Carbon Capture and Storage (© 2012 “Innovation Group – CNS UCSB”)

As CCS technology matures and becomes increasingly more effective in large power plant systems, the amount of CO2 that can be sequestered will increase over time. With the combination of newly developed power plants utilizing this technology, along with the maturation of the carbon capture process, CCS is likely to completely eliminate CO2 emissions at the largest energy plants in the world’s most developed countries. The potential emission reductions could extend well into the thousands of million metric tons of CO2 annually in just the US alone. Because the technology is still relatively new and requires years of research to advance towards different uses, we likely won’t see CCS implemented into mobile CO2 emission sources like vehicles and aircraft for at least another 50 years, if ever.

It is important to implement CCS technology as soon as possible if we are to reduce our effect of harmful CO2 emissions into the atmosphere. Even if we installed CCS modules on all of the largest power generators all over the world today, CO2 emissions would remain at their current level for almost a century before average atmospheric CO2 decreases to a level below 350ppm. In short, it’s going to take some time to recover from the damage we’re currently inflicting on the planet. It’s also important to note that CCS is not the end-all solution that will solve the issue of our global carbon footprint.
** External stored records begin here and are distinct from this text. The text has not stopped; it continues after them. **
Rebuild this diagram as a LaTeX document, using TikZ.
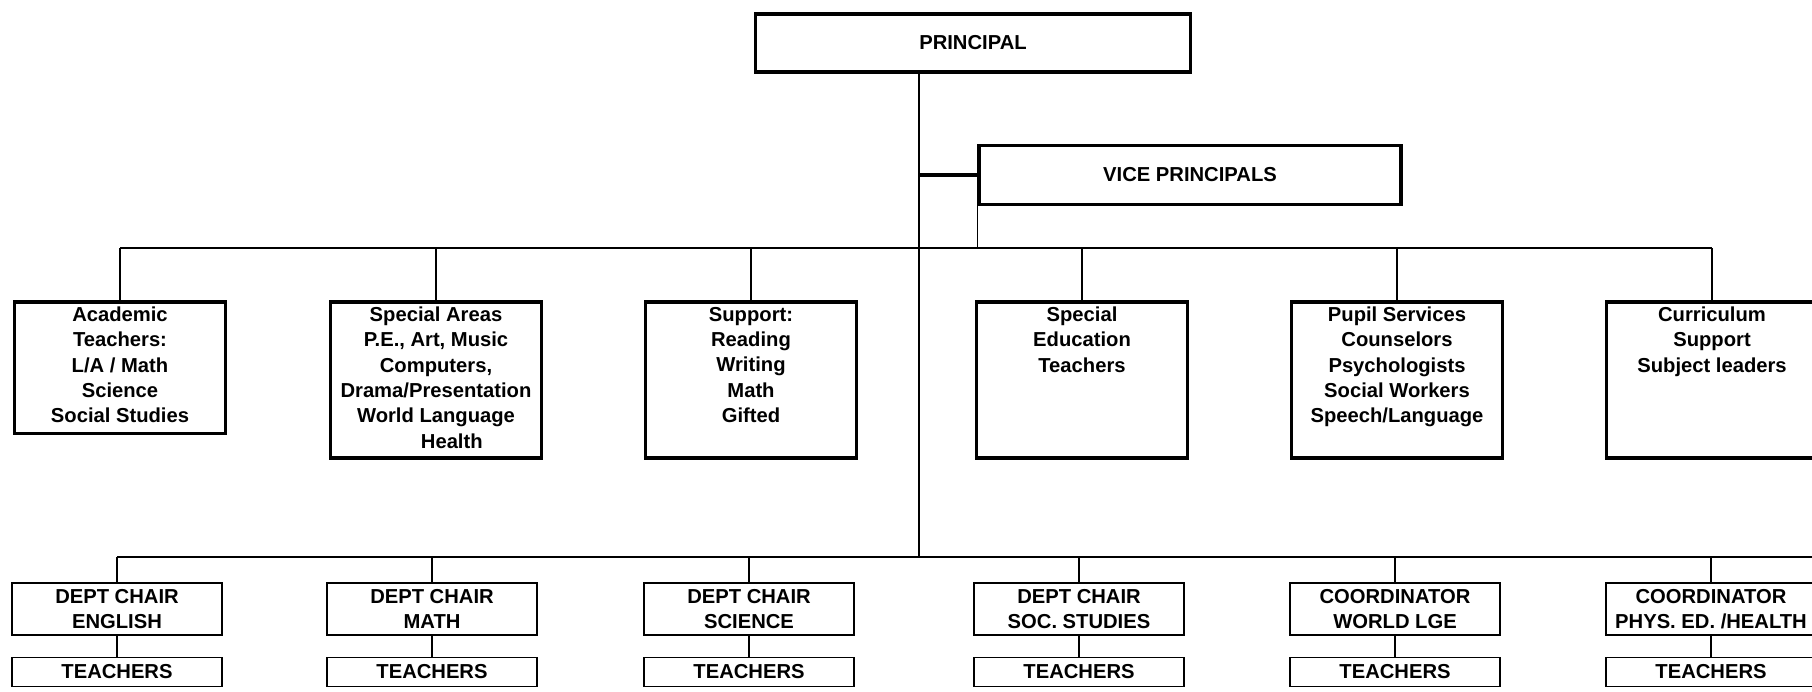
\documentclass[tikz,border=0pt]{standalone}
\usepackage{fontspec}
\setmainfont{Liberation Sans}
\usetikzlibrary{calc}
\newcommand{\cellbox}[2]{\parbox[c][#1][t]{4cm}{\centering #2}}

\begin{document}
\begin{tikzpicture}[x=0.02cm, y=-0.02cm,
	every node/.style={font=\bfseries\fontsize{11.5}{14.4}\selectfont},
	head/.style={draw, line width=2pt, fill=white, inner sep=0pt},
	area/.style={draw, line width=2pt, fill=white, anchor=north, minimum width=4.22cm, inner xsep=0pt, inner ysep=3pt},
	chair/.style={draw, line width=1pt, fill=white, align=center, minimum width=4.2cm, minimum height=1.04cm, inner sep=0pt},
	staff/.style={draw, line width=1pt, fill=white, minimum width=4.2cm, minimum height=0.58cm, inner sep=0pt},
	link/.style={line width=0.8pt}]
	\useasboundingbox (0,0) rectangle (1812,691);
	\coordinate (bus) at (0,248);
	\coordinate (trunk) at (919,557);
	\coordinate (busend) at (1820,557);

	\node[head, minimum width=8.7cm, minimum height=1.16cm] (prin) at (973,43) {PRINCIPAL};
	\node[head, minimum width=8.44cm, minimum height=1.18cm] (vp) at (1190,175) {VICE PRINCIPALS};

	\node[area] (acad) at (120,300) {\cellbox{69pt}{Academic\\Teachers:\\L/A / Math\\Science\\Social Studies}};
	\node[area] (spec) at (436,300) {\cellbox{83pt}{Special Areas\\P.E., Art, Music\\Computers,\\Drama/Presentation\\World Language\\\hspace*{18pt}Health}};
	\node[area] (supp) at (751,300) {\cellbox{83pt}{Support:\\Reading\\Writing\\Math\\Gifted}};
	\node[area] (sped) at (1082,300) {\cellbox{83pt}{Special\\Education\\Teachers}};
	\node[area] (pupil) at (1397,300) {\cellbox{83pt}{Pupil Services\\Counselors\\Psychologists\\Social Workers\\Speech/Language}};
	\node[area] (curr) at (1712,300) {\cellbox{83pt}{Curriculum\\Support\\Subject leaders}};

	\node[chair] (ch1) at (117,609) {DEPT CHAIR\\ENGLISH};
	\node[chair] (ch2) at (432,609) {DEPT CHAIR\\MATH};
	\node[chair] (ch3) at (749,609) {DEPT CHAIR\\SCIENCE};
	\node[chair] (ch4) at (1079,609) {DEPT CHAIR\\SOC. STUDIES};
	\node[chair] (ch5) at (1395,609) {COORDINATOR\\WORLD LGE};
	\node[chair] (ch6) at (1711,609) {COORDINATOR\\PHYS. ED. /HEALTH};

	\foreach \i/\x in {1/117,2/432,3/749,4/1079,5/1395,6/1711}
		\node[staff] (tc\i) at (\x,672) {TEACHERS};

	\draw[link] (prin.south -| trunk) -- (trunk);
	\draw[line width=2pt] (vp.west -| trunk) -- (vp.west);
	\draw[link] (vp.south west) -- (vp.south west |- bus);
	\draw[link] (acad.north |- bus) -- (curr.north |- bus);
	\foreach \n in {acad,spec,supp,sped,pupil,curr}
		\draw[link] (\n.north |- bus) -- (\n.north);
	\draw[link] (ch1.north |- trunk) -- (busend);
	\foreach \i in {1,...,6} {
		\draw[link] (ch\i.north |- trunk) -- (ch\i.north);
		\draw[link] (ch\i.south) -- (tc\i.north);
	}
\end{tikzpicture}
\end{document}
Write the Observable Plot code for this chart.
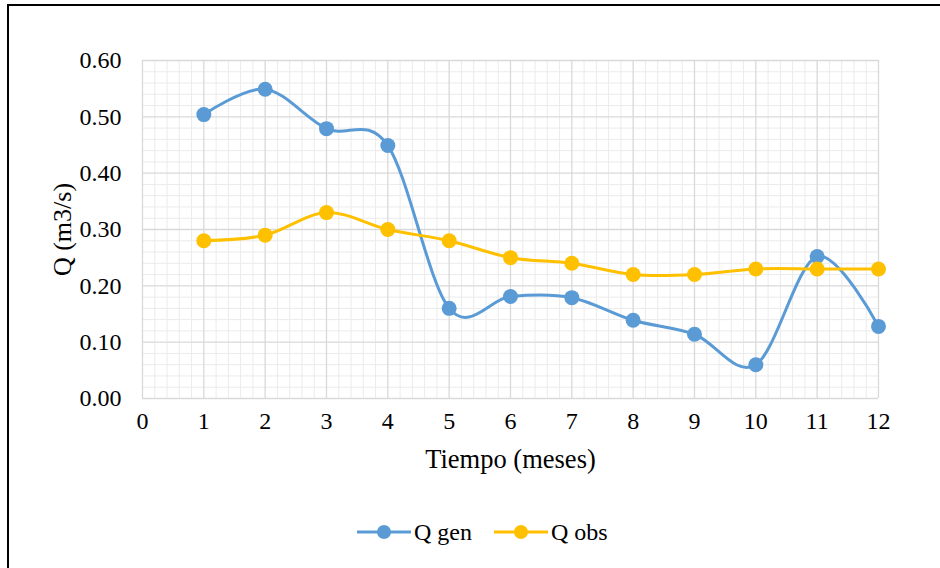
<!DOCTYPE html>
<html>
<head>
<meta charset="utf-8">
<script src="https://cdn.jsdelivr.net/npm/d3@7"></script>
<script src="https://cdn.jsdelivr.net/npm/@observablehq/plot@0.6"></script>
<style>
  html, body { margin: 0; padding: 0; background: #fff; }
  #wrap { position: relative; width: 940px; height: 568px; overflow: hidden; font-family: 'Liberation Serif', 'Times New Roman', serif; }
  #frame { position: absolute; left: 7px; top: 4px; width: 960px; height: 600px; border: 2px solid #000; box-sizing: border-box; }
  #chart { position: absolute; left: 0; top: 0; }
  #legend { position: absolute; left: 0; top: 515px; width: 940px; height: 34px; }
  .item { position: absolute; top: 0; display: flex; align-items: center; height: 34px; font-size: 24px; color: #000; }
  .item svg { margin-right: 3px; }
</style>
</head>
<body>
<div id="wrap">
  <div id="frame"></div>
  <div id="chart"></div>
  <div id="legend"></div>
</div>
<script>
const months = [1, 2, 3, 4, 5, 6, 7, 8, 9, 10, 11, 12];
const qGen = [0.504, 0.549, 0.479, 0.449, 0.160, 0.181, 0.179, 0.139, 0.114, 0.060, 0.252, 0.128];
const qObs = [0.28, 0.29, 0.33, 0.30, 0.28, 0.25, 0.24, 0.22, 0.22, 0.23, 0.23, 0.23];
const seriesNames = ["Q gen", "Q obs"];
const seriesColors = ["#5B9BD5", "#FFC000"];
const xTicks = [0, 1, 2, 3, 4, 5, 6, 7, 8, 9, 10, 11, 12];
const yTicks = [0, 0.1, 0.2, 0.3, 0.4, 0.5, 0.6];
const xLabel = "Tiempo (meses)";
const yLabel = "Q (m3/s)";

const data = [];
months.forEach((m, i) => {
  data.push({month: m, q: qGen[i], series: seriesNames[0]});
  data.push({month: m, q: qObs[i], series: seriesNames[1]});
});

const xMinor = d3.range(0, 12.0001, 0.2).filter(v => Math.abs(v - Math.round(v)) > 1e-6);
const yMinor = d3.range(0, 0.60001, 0.02).filter(v => Math.abs(v * 10 - Math.round(v * 10)) > 1e-6);

const font = "'Liberation Serif', 'Times New Roman', serif";

const chart = Plot.plot({
  width: 940,
  height: 488,
  marginLeft: 142,
  marginRight: 62,
  marginTop: 60,
  marginBottom: 90,
  style: {fontFamily: font, fontSize: "24px", color: "#000", background: "transparent"},
  x: {domain: [0, 12]},
  y: {domain: [0, 0.6]},
  color: {domain: seriesNames, range: seriesColors},
  marks: [
    Plot.ruleX(xMinor, {stroke: "#ebebeb", strokeWidth: 1}),
    Plot.ruleY(yMinor, {stroke: "#ebebeb", strokeWidth: 1}),
    Plot.ruleX(xTicks, {stroke: "#d9d9d9", strokeWidth: 1.3}),
    Plot.ruleY(yTicks, {stroke: "#d9d9d9", strokeWidth: 1.3}),
    Plot.axisX({ticks: xTicks, tickSize: 0, tickPadding: 13, label: null, fontSize: 24, fontFamily: font}),
    Plot.axisY({ticks: yTicks, tickSize: 0, tickPadding: 21, tickFormat: d3.format(".2f"), label: null, fontSize: 24, fontFamily: font}),
    Plot.line(data, {x: "month", y: "q", stroke: "series", z: "series", strokeWidth: 3, curve: "cardinal", tension: 0}),
    Plot.dot(data, {x: "month", y: "q", fill: "series", r: 7.5}),
    Plot.text([yLabel], {frameAnchor: "left", textAnchor: "middle", text: d => d, rotate: -90, dx: -80, fontSize: 26, fontFamily: font}),
    Plot.text([xLabel], {frameAnchor: "bottom", textAnchor: "middle", text: d => d, dy: 69, fontSize: 26.5, fontFamily: font})
  ]
});
document.getElementById("chart").appendChild(chart);

const legend = document.getElementById("legend");
const lefts = [357, 494];
seriesNames.forEach((name, i) => {
  const item = document.createElement("div");
  item.className = "item";
  item.style.left = lefts[i] + "px";
  item.innerHTML = `<svg width="54" height="20"><line x1="0" y1="10" x2="54" y2="10" stroke="${seriesColors[i]}" stroke-width="3"/><circle cx="27" cy="10" r="7" fill="${seriesColors[i]}"/></svg><span>${name}</span>`;
  legend.appendChild(item);
});
</script>
</body>
</html>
Other factors such as efficient electrical/lighting systems need to become increasingly popular in both residential and commercial buildings, and alternative combustible fuels need to be considered for use in gasoline engines to combat the influence of CO2 that the millions of active cars and trucks impose on a daily basis. As these different technologies become supportive of one another, our global carbon footprint will become increasingly manageable.

Power plants in the United States account for 97% of CO2 emissions in the country. If the government dedicated funding to post-combustion CCS methods on every large-scale power plant in the country, we could see global carbon concentrations begin to level out in the near future. A considerable goal would be to implement carbon capture methods on roughly 2% of point-source power generation plants in the US every year. With this adoption rate of CCS technology, nearly every large power-generating facility in the US would sequester their CO2 in 50 years from now. The potential reduction in greenhouse gas emissions is significant. In 2010, the US emitted 5,610.11 teragrams (or million metric tons) of CO2 through the use of energy production plants.

Calculations

(5,610.11 Tg CO2) ∙ (50 years) = 280,505.5 Tg Emitted CO2              NULL

(5,610.11 Tg CO2/year) ∙ (0.02) = 112.2022 Tg CO2/year                   2% GOAL

(112.2022 Tg CO2/year) ∙ (50 years) = 5610.11 Tg Captured CO2      POTENTIAL

(280,505.5 Tg CO2) – (5,610.11 Tg CO2) = 274,895.39 Tg CO2          OVERALL

*Assumes that no power generation plants are added to the system over the next 50 years.

Conclusion

From the calculations above, we can see just how massive the energy-production emissions in the US really are. The amount of carbon that is emitted annually is a number easy for most of us to quantify. However, when the scale is increased to a number of decades, the amount of CO2 emitted into the atmosphere is nothing short of astonishing. With the suggested acceptance rate of CCS technology at 2% per year, it would take 50 years to implement carbon capture at 100% of the power-generating facilities in the US. Yet even after CCS is fully adopted, we will have produced 50 years’ worth of CO2 in the time it took to install the carbon sequestration units. This also assumes that no power-generating facilities are created in the near future to support a growing demand for electricity. Cities are growing and human population rates are increasing exponentially. Nevertheless, it is essential that we take action now to prevent further CO2 emissions from shaping the environment we strive so hard to control. Carbon Capture can help us achieve it.